SOURCE MATERIAL:
++++
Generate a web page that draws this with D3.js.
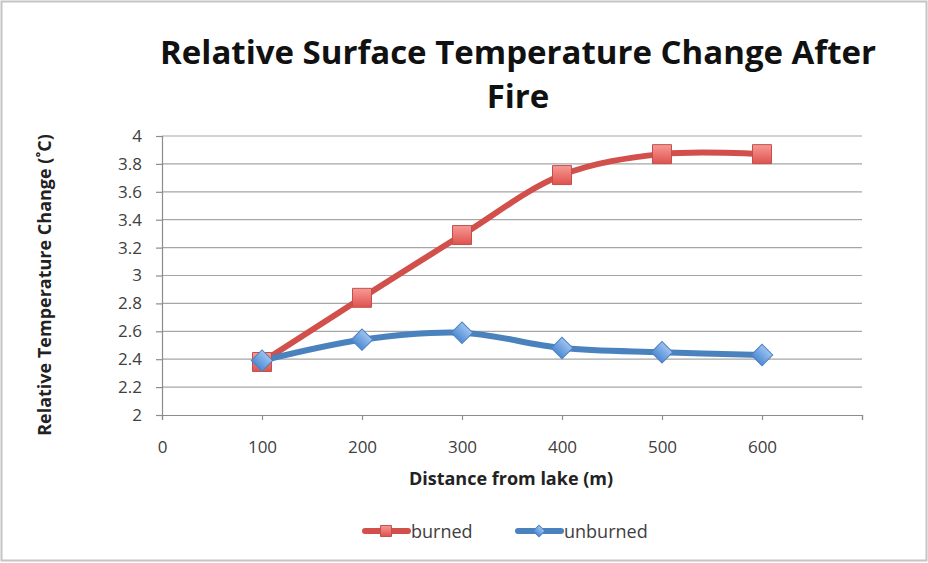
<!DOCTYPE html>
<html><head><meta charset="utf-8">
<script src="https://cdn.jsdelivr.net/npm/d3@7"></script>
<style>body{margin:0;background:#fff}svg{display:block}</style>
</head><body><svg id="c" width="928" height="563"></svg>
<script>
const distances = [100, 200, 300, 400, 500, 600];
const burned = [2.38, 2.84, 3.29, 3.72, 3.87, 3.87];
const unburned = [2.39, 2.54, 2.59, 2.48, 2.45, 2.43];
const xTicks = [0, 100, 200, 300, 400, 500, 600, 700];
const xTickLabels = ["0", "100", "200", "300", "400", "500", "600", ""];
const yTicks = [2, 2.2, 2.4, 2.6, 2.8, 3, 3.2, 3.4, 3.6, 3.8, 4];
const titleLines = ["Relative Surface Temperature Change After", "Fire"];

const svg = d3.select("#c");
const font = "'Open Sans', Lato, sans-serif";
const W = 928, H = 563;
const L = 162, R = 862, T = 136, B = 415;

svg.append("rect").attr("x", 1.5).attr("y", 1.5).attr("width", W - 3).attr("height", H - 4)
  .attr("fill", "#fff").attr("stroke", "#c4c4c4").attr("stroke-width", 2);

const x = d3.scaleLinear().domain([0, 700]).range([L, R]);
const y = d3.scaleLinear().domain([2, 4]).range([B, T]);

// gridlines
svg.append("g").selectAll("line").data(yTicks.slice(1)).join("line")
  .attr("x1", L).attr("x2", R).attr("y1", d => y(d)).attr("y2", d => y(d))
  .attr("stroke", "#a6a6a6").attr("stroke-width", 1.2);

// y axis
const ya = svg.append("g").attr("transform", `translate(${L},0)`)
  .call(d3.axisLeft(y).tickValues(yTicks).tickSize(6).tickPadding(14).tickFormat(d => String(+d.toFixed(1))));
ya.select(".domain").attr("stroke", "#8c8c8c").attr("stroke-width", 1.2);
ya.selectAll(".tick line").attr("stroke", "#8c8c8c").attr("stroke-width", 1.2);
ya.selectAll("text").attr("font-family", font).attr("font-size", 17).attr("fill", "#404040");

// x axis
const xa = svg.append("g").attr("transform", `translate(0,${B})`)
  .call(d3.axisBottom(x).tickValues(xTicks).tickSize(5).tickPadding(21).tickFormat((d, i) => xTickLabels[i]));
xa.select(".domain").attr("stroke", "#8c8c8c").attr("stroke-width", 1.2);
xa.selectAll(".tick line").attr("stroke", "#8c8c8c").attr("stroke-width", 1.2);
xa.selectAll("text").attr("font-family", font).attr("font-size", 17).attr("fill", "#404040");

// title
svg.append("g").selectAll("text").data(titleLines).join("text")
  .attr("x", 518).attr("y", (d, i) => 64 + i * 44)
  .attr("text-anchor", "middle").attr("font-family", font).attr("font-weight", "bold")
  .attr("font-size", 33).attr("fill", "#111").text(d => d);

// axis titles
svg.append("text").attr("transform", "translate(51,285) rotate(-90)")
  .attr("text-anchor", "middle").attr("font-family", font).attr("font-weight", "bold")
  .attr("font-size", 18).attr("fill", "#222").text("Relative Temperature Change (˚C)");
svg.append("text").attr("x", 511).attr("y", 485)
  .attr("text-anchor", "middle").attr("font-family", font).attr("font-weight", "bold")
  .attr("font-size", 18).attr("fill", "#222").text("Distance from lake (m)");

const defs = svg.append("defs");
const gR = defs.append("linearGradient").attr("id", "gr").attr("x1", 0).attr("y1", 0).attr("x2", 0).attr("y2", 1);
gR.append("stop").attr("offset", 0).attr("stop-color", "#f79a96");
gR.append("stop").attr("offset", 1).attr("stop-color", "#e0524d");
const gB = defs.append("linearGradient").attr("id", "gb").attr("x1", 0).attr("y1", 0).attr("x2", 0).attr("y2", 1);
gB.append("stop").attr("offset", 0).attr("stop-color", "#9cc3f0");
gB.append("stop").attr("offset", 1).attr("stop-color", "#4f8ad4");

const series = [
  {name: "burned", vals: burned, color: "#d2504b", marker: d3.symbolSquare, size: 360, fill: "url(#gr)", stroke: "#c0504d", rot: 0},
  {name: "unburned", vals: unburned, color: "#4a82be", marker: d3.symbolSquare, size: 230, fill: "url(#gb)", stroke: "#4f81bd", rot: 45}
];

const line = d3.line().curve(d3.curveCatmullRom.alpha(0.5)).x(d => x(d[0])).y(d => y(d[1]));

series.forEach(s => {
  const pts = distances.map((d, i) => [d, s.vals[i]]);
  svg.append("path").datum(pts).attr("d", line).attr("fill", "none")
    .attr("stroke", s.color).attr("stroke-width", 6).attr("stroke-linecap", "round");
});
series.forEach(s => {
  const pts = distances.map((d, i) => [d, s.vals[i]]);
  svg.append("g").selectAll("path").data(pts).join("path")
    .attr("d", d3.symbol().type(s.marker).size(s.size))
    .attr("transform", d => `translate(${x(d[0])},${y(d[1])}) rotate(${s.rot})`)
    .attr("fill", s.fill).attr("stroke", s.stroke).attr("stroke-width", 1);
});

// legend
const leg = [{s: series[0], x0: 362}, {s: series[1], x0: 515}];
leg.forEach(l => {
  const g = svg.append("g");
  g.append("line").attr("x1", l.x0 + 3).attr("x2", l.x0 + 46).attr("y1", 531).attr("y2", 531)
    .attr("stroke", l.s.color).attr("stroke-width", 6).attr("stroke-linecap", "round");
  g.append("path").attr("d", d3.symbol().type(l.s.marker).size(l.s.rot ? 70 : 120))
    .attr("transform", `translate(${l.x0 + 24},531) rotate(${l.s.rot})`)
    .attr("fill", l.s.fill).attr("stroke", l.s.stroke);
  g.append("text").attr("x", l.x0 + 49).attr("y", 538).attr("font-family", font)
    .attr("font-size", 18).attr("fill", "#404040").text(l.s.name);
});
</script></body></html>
++++
Make an exact reproduction of the listing above, without any pictures.

REPLY:
Generate a web page that draws this with D3.js.
<!DOCTYPE html>
<html><head><meta charset="utf-8">
<script src="https://cdn.jsdelivr.net/npm/d3@7"></script>
<style>body{margin:0;background:#fff}svg{display:block}</style>
</head><body><svg id="c" width="928" height="563"></svg>
<script>
const distances = [100, 200, 300, 400, 500, 600];
const burned = [2.38, 2.84, 3.29, 3.72, 3.87, 3.87];
const unburned = [2.39, 2.54, 2.59, 2.48, 2.45, 2.43];
const xTicks = [0, 100, 200, 300, 400, 500, 600, 700];
const xTickLabels = ["0", "100", "200", "300", "400", "500", "600", ""];
const yTicks = [2, 2.2, 2.4, 2.6, 2.8, 3, 3.2, 3.4, 3.6, 3.8, 4];
const titleLines = ["Relative Surface Temperature Change After", "Fire"];

const svg = d3.select("#c");
const font = "'Open Sans', Lato, sans-serif";
const W = 928, H = 563;
const L = 162, R = 862, T = 136, B = 415;

svg.append("rect").attr("x", 1.5).attr("y", 1.5).attr("width", W - 3).attr("height", H - 4)
  .attr("fill", "#fff").attr("stroke", "#c4c4c4").attr("stroke-width", 2);

const x = d3.scaleLinear().domain([0, 700]).range([L, R]);
const y = d3.scaleLinear().domain([2, 4]).range([B, T]);

// gridlines
svg.append("g").selectAll("line").data(yTicks.slice(1)).join("line")
  .attr("x1", L).attr("x2", R).attr("y1", d => y(d)).attr("y2", d => y(d))
  .attr("stroke", "#a6a6a6").attr("stroke-width", 1.2);

// y axis
const ya = svg.append("g").attr("transform", `translate(${L},0)`)
  .call(d3.axisLeft(y).tickValues(yTicks).tickSize(6).tickPadding(14).tickFormat(d => String(+d.toFixed(1))));
ya.select(".domain").attr("stroke", "#8c8c8c").attr("stroke-width", 1.2);
ya.selectAll(".tick line").attr("stroke", "#8c8c8c").attr("stroke-width", 1.2);
ya.selectAll("text").attr("font-family", font).attr("font-size", 17).attr("fill", "#404040");

// x axis
const xa = svg.append("g").attr("transform", `translate(0,${B})`)
  .call(d3.axisBottom(x).tickValues(xTicks).tickSize(5).tickPadding(21).tickFormat((d, i) => xTickLabels[i]));
xa.select(".domain").attr("stroke", "#8c8c8c").attr("stroke-width", 1.2);
xa.selectAll(".tick line").attr("stroke", "#8c8c8c").attr("stroke-width", 1.2);
xa.selectAll("text").attr("font-family", font).attr("font-size", 17).attr("fill", "#404040");

// title
svg.append("g").selectAll("text").data(titleLines).join("text")
  .attr("x", 518).attr("y", (d, i) => 64 + i * 44)
  .attr("text-anchor", "middle").attr("font-family", font).attr("font-weight", "bold")
  .attr("font-size", 33).attr("fill", "#111").text(d => d);

// axis titles
svg.append("text").attr("transform", "translate(51,285) rotate(-90)")
  .attr("text-anchor", "middle").attr("font-family", font).attr("font-weight", "bold")
  .attr("font-size", 18).attr("fill", "#222").text("Relative Temperature Change (˚C)");
svg.append("text").attr("x", 511).attr("y", 485)
  .attr("text-anchor", "middle").attr("font-family", font).attr("font-weight", "bold")
  .attr("font-size", 18).attr("fill", "#222").text("Distance from lake (m)");

const defs = svg.append("defs");
const gR = defs.append("linearGradient").attr("id", "gr").attr("x1", 0).attr("y1", 0).attr("x2", 0).attr("y2", 1);
gR.append("stop").attr("offset", 0).attr("stop-color", "#f79a96");
gR.append("stop").attr("offset", 1).attr("stop-color", "#e0524d");
const gB = defs.append("linearGradient").attr("id", "gb").attr("x1", 0).attr("y1", 0).attr("x2", 0).attr("y2", 1);
gB.append("stop").attr("offset", 0).attr("stop-color", "#9cc3f0");
gB.append("stop").attr("offset", 1).attr("stop-color", "#4f8ad4");

const series = [
  {name: "burned", vals: burned, color: "#d2504b", marker: d3.symbolSquare, size: 360, fill: "url(#gr)", stroke: "#c0504d", rot: 0},
  {name: "unburned", vals: unburned, color: "#4a82be", marker: d3.symbolSquare, size: 230, fill: "url(#gb)", stroke: "#4f81bd", rot: 45}
];

const line = d3.line().curve(d3.curveCatmullRom.alpha(0.5)).x(d => x(d[0])).y(d => y(d[1]));

series.forEach(s => {
  const pts = distances.map((d, i) => [d, s.vals[i]]);
  svg.append("path").datum(pts).attr("d", line).attr("fill", "none")
    .attr("stroke", s.color).attr("stroke-width", 6).attr("stroke-linecap", "round");
});
series.forEach(s => {
  const pts = distances.map((d, i) => [d, s.vals[i]]);
  svg.append("g").selectAll("path").data(pts).join("path")
    .attr("d", d3.symbol().type(s.marker).size(s.size))
    .attr("transform", d => `translate(${x(d[0])},${y(d[1])}) rotate(${s.rot})`)
    .attr("fill", s.fill).attr("stroke", s.stroke).attr("stroke-width", 1);
});

// legend
const leg = [{s: series[0], x0: 362}, {s: series[1], x0: 515}];
leg.forEach(l => {
  const g = svg.append("g");
  g.append("line").attr("x1", l.x0 + 3).attr("x2", l.x0 + 46).attr("y1", 531).attr("y2", 531)
    .attr("stroke", l.s.color).attr("stroke-width", 6).attr("stroke-linecap", "round");
  g.append("path").attr("d", d3.symbol().type(l.s.marker).size(l.s.rot ? 70 : 120))
    .attr("transform", `translate(${l.x0 + 24},531) rotate(${l.s.rot})`)
    .attr("fill", l.s.fill).attr("stroke", l.s.stroke);
  g.append("text").attr("x", l.x0 + 49).attr("y", 538).attr("font-family", font)
    .attr("font-size", 18).attr("fill", "#404040").text(l.s.name);
});
</script></body></html>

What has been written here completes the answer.